Noms communs, personnages de fiction : tout est permis. Mais les parents ne sont pas tenus de choisir un prénom dans tel ou tel calendrier. Loin s'en faut : dans un post de blog, Judge Marie, juge des enfants et présidente d’audience correctionnelle, explique ainsi que les parents peuvent opter pour "des noms du vocabulaire (Cristal), d’autres noms propres (Kléber, Vallès...)" mais aussi "attribuer des prénoms créés par la littérature ou le cinéma (Leeloo, Khaleesi, Anakin...)" et même "créer des prénoms totalement inédits". Le magistrat rappelle ainsi que, dans les années 1970, le couturier André Courrèges avait prénommé sa fille Clafoutis. Un clin d'œil à son dessert préféré mal vécu par l'intéressée qui avait finalement opté pour son second prénom, Marie.

La seule limite : l'intérêt de l'enfant. Dans quel cas, alors, un prénom peut-il être refusé ? C'est ce qui arrive lorsque le prénom en question nuit à l'intérêt de l'enfant (lorsque le prénom est jugé ridicule ou qu'il a une connotation négative, par exemple) ou si le prénom méconnaît le droit d'un tiers à voir protéger son nom de famille.

Lorsque l'officier d'état civil est confronté à cette situation au moment de la déclaration de naissance, il avertit le procureur de la République. Le Parquet peut ensuite saisir le juge aux affaires familiales qui peut demander la suppression du prénom sur les registres de l'état civil.

Reste que déterminer qu'un prénom est contraire à l’intérêt de l’enfant peut se révéler assez subjectif.
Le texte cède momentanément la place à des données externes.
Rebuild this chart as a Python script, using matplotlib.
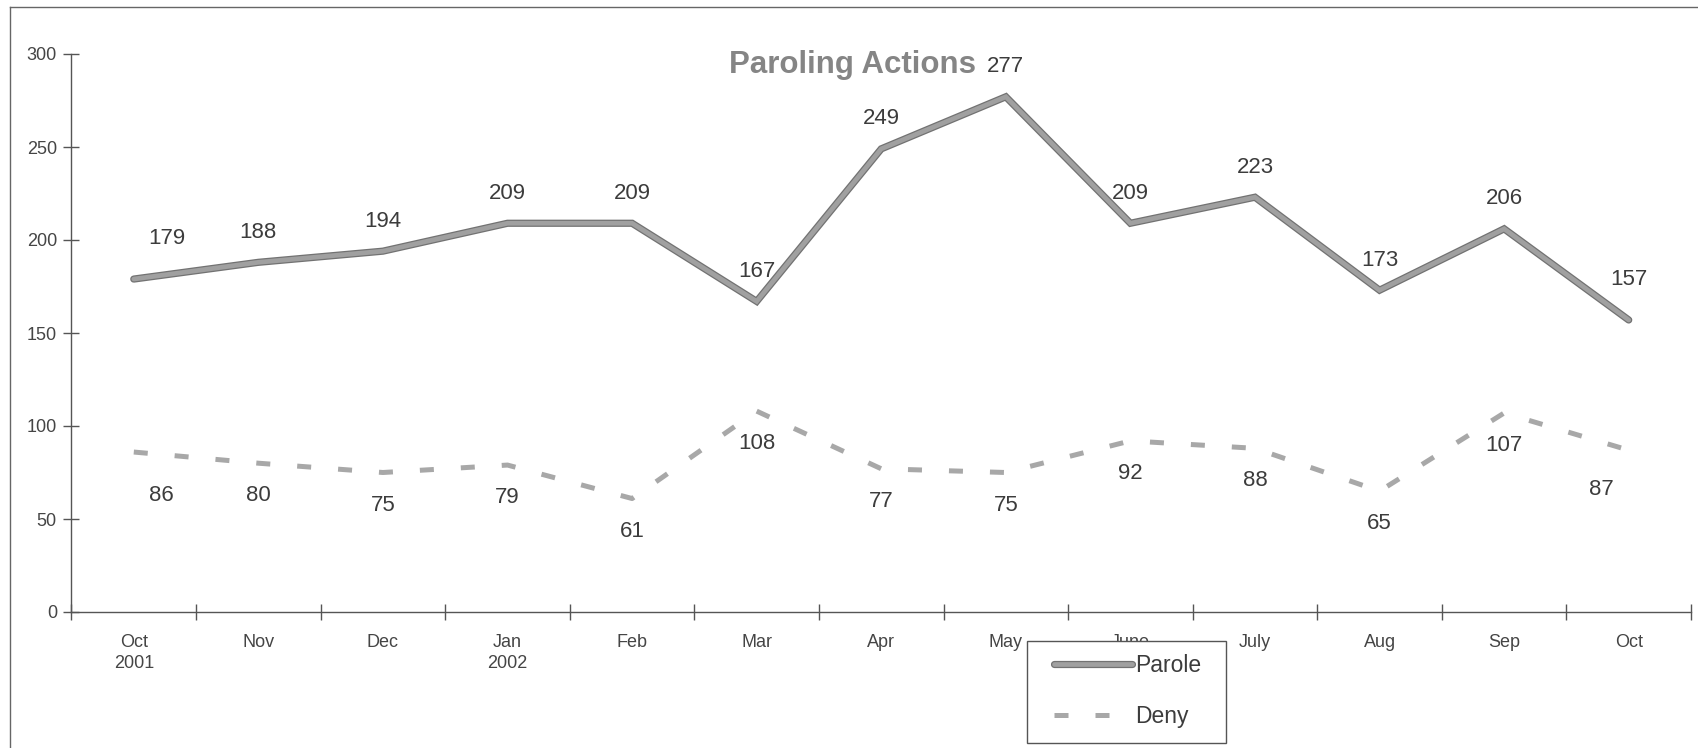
import matplotlib
matplotlib.use("Agg")
import matplotlib.pyplot as plt
import matplotlib.patheffects as pe
from matplotlib.lines import Line2D
from matplotlib.patches import Rectangle

plt.rcParams['font.family'] = ['Liberation Sans', 'DejaVu Sans']

months = ["Oct\n2001", "Nov", "Dec", "Jan\n2002", "Feb", "Mar", "Apr",
          "May", "June", "July", "Aug", "Sep", "Oct"]
parole = [179, 188, 194, 209, 209, 167, 249, 277, 209, 223, 173, 206, 157]
deny = [86, 80, 75, 79, 61, 108, 77, 75, 92, 88, 65, 107, 87]

W, H = 1699, 748
fig = plt.figure(figsize=(W / 100, H / 100), dpi=100)
ax = fig.add_axes([71.5 / W, 1 - 612 / H, (1691 - 71.5) / W, (612 - 54) / H])

x = list(range(len(months)))
lp, = ax.plot(x, parole, color='#a0a0a0', lw=3.4, solid_capstyle='round',
              solid_joinstyle='miter',
              path_effects=[pe.Stroke(linewidth=5.2, foreground='#727272',
                                      capstyle='round'), pe.Normal()],
              label='Parole', zorder=3)
ld, = ax.plot(x, deny, color='#a8a8a8', lw=3.6, dashes=(2.8, 5.4),
              dash_capstyle='butt', label='Deny', zorder=3)

n = len(x)
for i, v in enumerate(parole):
    dx, dy = 0, 21.6
    if i == 0:
        dx, dy = 24, 29.5
    elif i == n - 1:
        dy = 29.5
    ax.annotate(str(v), (i, v), xytext=(dx, dy), textcoords='offset points',
                ha='center', va='center', fontsize=16, color='#3c3c3c')
for i, v in enumerate(deny):
    dx, dy = 0, -23.5
    if i == 0:
        dx, dy = 20, -31.5
    elif i == n - 1:
        dx, dy = -20, -28
    ax.annotate(str(v), (i, v), xytext=(dx, dy), textcoords='offset points',
                ha='center', va='center', fontsize=16, color='#3c3c3c')

ax.set_xlim(-0.5, n - 0.5)
ax.set_ylim(0, 300)
ax.set_yticks([0, 50, 100, 150, 200, 250, 300])
ax.set_xticks([i + 0.5 for i in range(-1, n)])
ax.set_xticklabels([])
ax.set_xticks(x, minor=True)
ax.set_xticklabels(months, minor=True, fontsize=13, color='#454545', linespacing=1.3)
ax.tick_params(axis='x', which='minor', length=0, pad=16)
ax.tick_params(axis='x', which='major', direction='inout', length=12, width=1, color='#555555')
ax.tick_params(axis='y', direction='inout', length=11, width=1, color='#555555',
               labelsize=13, labelcolor='#454545', pad=5)
for s in ['top', 'right']:
    ax.spines[s].set_visible(False)
for s in ['left', 'bottom']:
    ax.spines[s].set_color('#555555')
    ax.spines[s].set_linewidth(1.0)

fig.text(853 / W, 1 - 73 / H, "Paroling Actions", ha='center', va='baseline',
         fontsize=22.5, fontweight='bold', color='#858585')

# outer chart border (left and top edges visible)
fig.add_artist(Line2D([10 / W, 10 / W], [0, 1 - 7 / H], transform=fig.transFigure,
                      color='#666666', lw=1.0))
fig.add_artist(Line2D([10 / W, 1], [1 - 7 / H, 1 - 7 / H], transform=fig.transFigure,
                      color='#666666', lw=1.0))

# legend box
fig.add_artist(Rectangle((1027 / W, 1 - 743 / H), (1226 - 1027) / W, (743 - 641) / H,
                         transform=fig.transFigure, facecolor='white',
                         edgecolor='#555555', lw=1.0, zorder=4))
leg = fig.legend(handles=[lp, ld], loc='center',
                 bbox_to_anchor=(1128 / W, 1 - 691 / H), fontsize=16.5,
                 frameon=False, handlelength=3.4, handletextpad=0.15,
                 labelspacing=1.25, borderpad=0.0, borderaxespad=0)
leg.set_zorder(5)
for t in leg.get_texts():
    t.set_color('#3c3c3c')

fig.savefig("out.png", dpi=100, facecolor='white')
Pour la petite "Fraise", le juge a décidé que ce prénom serait "nécessairement à l'origine de moquerie, notamment l'utilisation de l'expression 'Ramène ta fraise'". L'expression "ramène ta fraise" est pourtant assez désuète. Et, a contrario, aucun parent n'a été empêché d'appeler sa fille Prune à cause de l'expression "pour des prunes".